Selain Crocs, ada beberapa merek
yang melakukan obral. Misalnya Gucci, Burberry, Zara, dan Ermenegildo
Zegna. Semua meraih kesuksesan. Ada banyak faktor penyebab kesuksesan
ini, di antaranya cara mengemas obral, potongan harga yang ditawarkan,
serta lokasi dan pelayanan pengunjung di lapangan.
Banyak juga
perusahaan yang menggelar obral, tetapi sama sekali tidak sukses.
Penyebabnya, komoditas yang ditawarkan tidak menggetarkan minat membeli,
lokasi tidak representatif, dan penyelenggara obral tidak mampu
mengaduk emosi publik. Jadilah obral itu sepi pengunjung.
Menghadapi
persaingan usaha yang amat keras seperti tampak saat ini, semua
pengendali perusahaan harus mampu menghadapi semua kondisi lapangan.
Jangan latah sebab kreativitas perusahaan sangat dibutuhkan untuk
menghadapi persaingan usaha yang acap kejam.
Tidak ada ruang
untuk pebisnis yang tidak kreatif. Artinya, kalau sudah ada perusahaan
yang mendekati pasar dengan melakukan langgam obral, perusahaan lain
hendaknya mencari langgam lain agar publik tetap memberi apresiasi
tinggi kepada perusahaan tersebut.
Beberapa tahun terakhir,
sejumlah perusahaan kreatif dan inovatif sukses naik ke puncak bisnis
dengan formula yang mengesankan. Beberapa perusahaan properti sukses
menjalankan bisnis dengan genre baru. Perusahaan-perusahaan itu
membagikan kupon agar tidak saling sikut dan mendapat hak beli
berdasarkan urutan. Untuk mendapat nomor pun mesti menyetor tanda jadi
sekian juta rupiah.
Banyak pertanyaan mengemuka berkaitan dengan
antre nomor beli properti ini. Namun, seperti diutarakan Direktur
Eksekutif Summarecon Serpong S Benjamin, sistem kupon dipakai karena
jumlah peminat jauh lebih besar daripada unit rumah atau apartemen. Ini
sebuah kemajuan hebat sebab sekian tahun lalu, ketika masih krisis,
rumah bukan pilihan utama. Rumah bahkan menjadi hadiah untuk pembelian
aneka barang luks, seperti mobil. Kini, rumah kembali menjadi kejaran
penduduk.
Benjamin tidak sependapat dengan pandangan bahwa
penjualan rumah dengan urutan kupon sebagai taktik dagang. Kupon
diadakan agar tidak terjadi rebutan rumah sesama pembeli. ”Tren
penjualan memang sedang naik, Kami pernah menjual rumah 400 unit, yang
antre 2.500 pembeli.

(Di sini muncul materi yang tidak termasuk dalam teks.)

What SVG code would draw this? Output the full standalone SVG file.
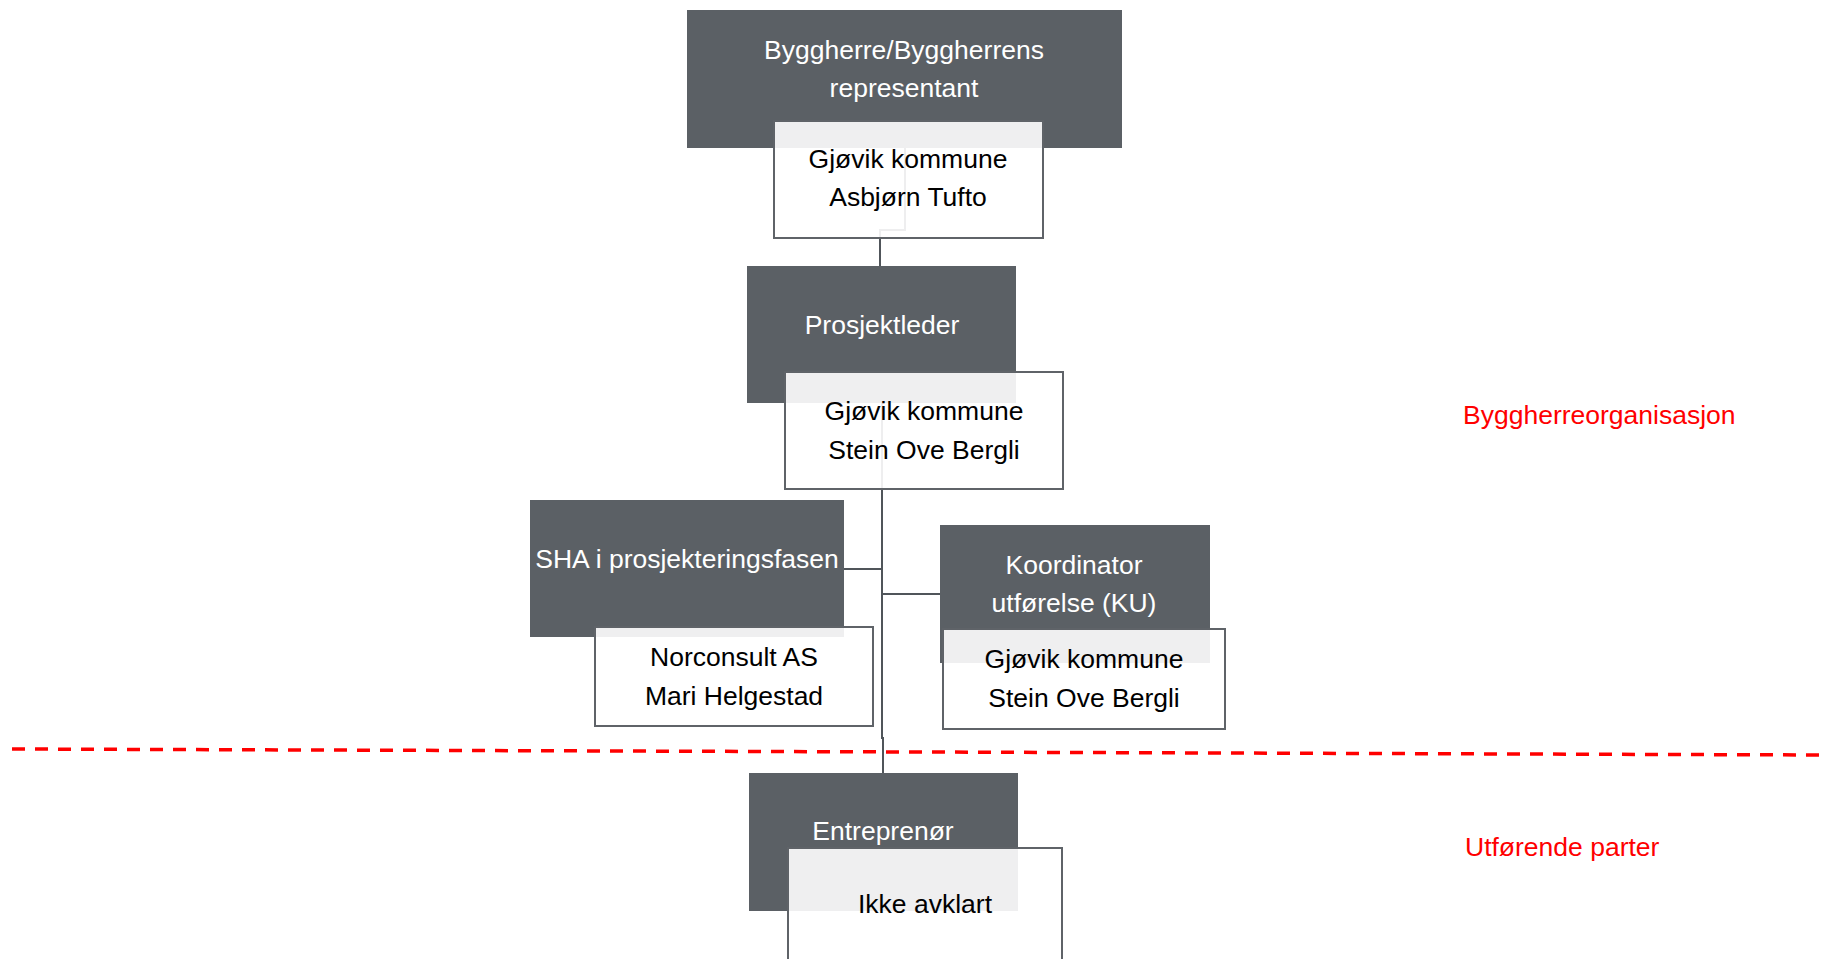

Penjualan selesai dalam empat jam.” ujarnya.
Kesuksesan
yang diraih sejumlah pengembang di Serpong tentu bukan usaha sehari.
Mereka membangun reputasi, servis, dan nilai dengan sabar selama puluhan
tahun. Hasil yang diraih sekarang salah satu puncak dari usaha panjang
dan kerap melelahkan pada masa-masa lalu.
Kerap kali para
pebisnis terjebak dalam keinginan meraih hasil instan. Tidak lagi
melihat proses. Sejumlah produk dunia, katakanlah seperti Coca Cola,
Apple, Mercy, Toyota, dan Samsung, meraih kesuksesan setelah menjalani
proses bertahun-tahun. Bukan hanya dalam semalam. (Abun Sanda)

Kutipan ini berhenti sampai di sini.